Dubes Kerajaan Saudi Arabia untuk Indonesia, Esam A. Abid Althagafi, mengatakan secara diplomatis ketika ditanya wartawan bahwa ‘bola masalah’ HRS ada di pihak Indonesia, dan bahwa masalah itu sedang dinegosiasikan petinggi kedua negara.

Diplomat faham arti bahasa itu. Ketika pertanyaan diarahkan ke Menko Polhukam, Mahfud mengesankan tidak disertakan dalam negosiasi itu.

“Negosiasinya tidak [melibatkan] saya,” kata Mahfud di Kantor Kemenko Polhukam, Jakarta, Senin (25/11/2019).

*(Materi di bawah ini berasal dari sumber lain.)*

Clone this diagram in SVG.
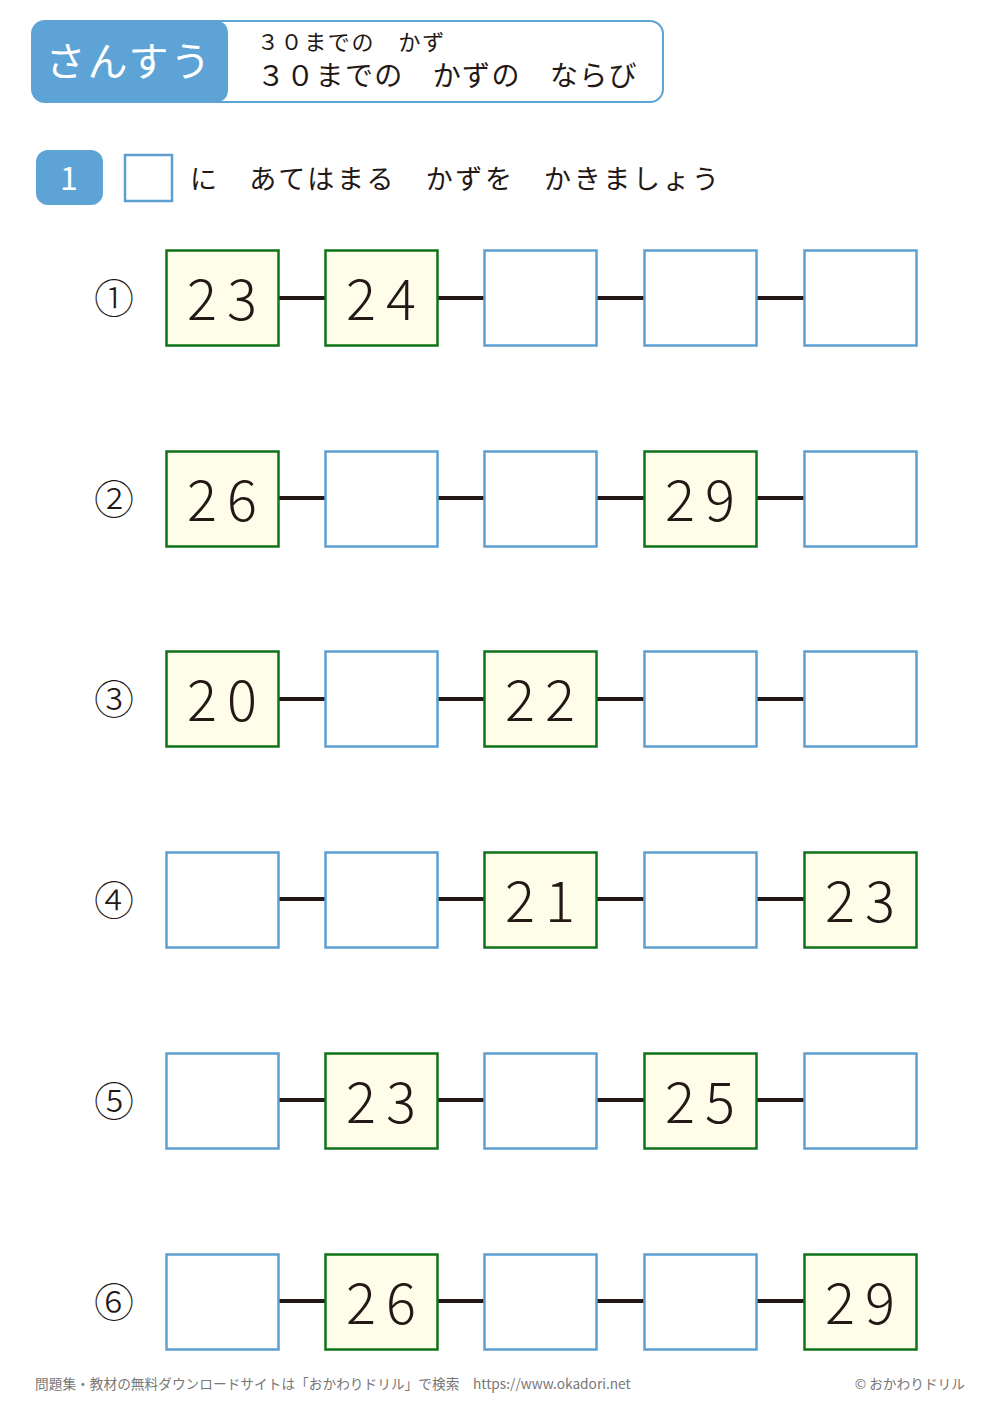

Dubes Esam faham bahwa masalah ini sensitif, karena itu dia menyebut masalah Rizieq saat ini “sedang dinegosiasikan oleh otoritas tinggi Saudi dan Indonesia” yang mengisyaratkan masalah ini tidak sederhana.  Ada komunikasi yang tengah berlangsung.  Tentang apa? Ya, mengenai kejelasan status HRS yang menyangkut keinginannya untuk bisa atau tidak pulang ke tanah air.

Secara diplomatis Dubes tidak menyebut keberatan terhadap kepulangan HRS itu pada pada pihak Indonesia, dan pernyataan tacit ini tidak dibantah oleh Menko Polhukam.

Tetapi di sisi lain, dia tidak mengatakan HRS memiliki masalah dengan Pemerintah Saudi sehingga pencekalan bukan berasal dari pemerintah Saudi.

“Mungkin (ada negosiasi). Kan pemerintah banyak. Kan ada 34 kementerian, yang paling tinggi ada dua,” kata Mahfud, tanpa menyebut eksplisit Presiden dan Wapres.  Masalah HRS dinegosiasikan pada tingkat setinggi ini?  Bisa saja, karena Menko pun tak dilibatkan.

Masalah terkendalanya kepulangan HRS menjadi polemik setelah sebuah video yang beredar di media sosial, yang memperlihatkan HRS memegang sebuah surat yang disebutnya sebagai “surat pencekalan”. Surat itu, menurut Rizieq Shihab, penjelasan pemerintah Saudi yang menjadi bukti dan menjelaskan mengapa dia tidak bisa pulang ke Indonesia.

Dirjen Imigrasi menegaskan tak pernah mengeluarkan surat pencekalan. Menko Polhukam Mahfud MD mengaku sudah menerima salinan surat itu dari pengacara Imam Besar Front Pembela Islam Rizieq Shihab.  Mahfud mengatakan surat di tangan HRS itu bukan lah surat pencekalan dari pemerintah Indonesia. Jelas, itu bukan surat dari Pemerintah RI.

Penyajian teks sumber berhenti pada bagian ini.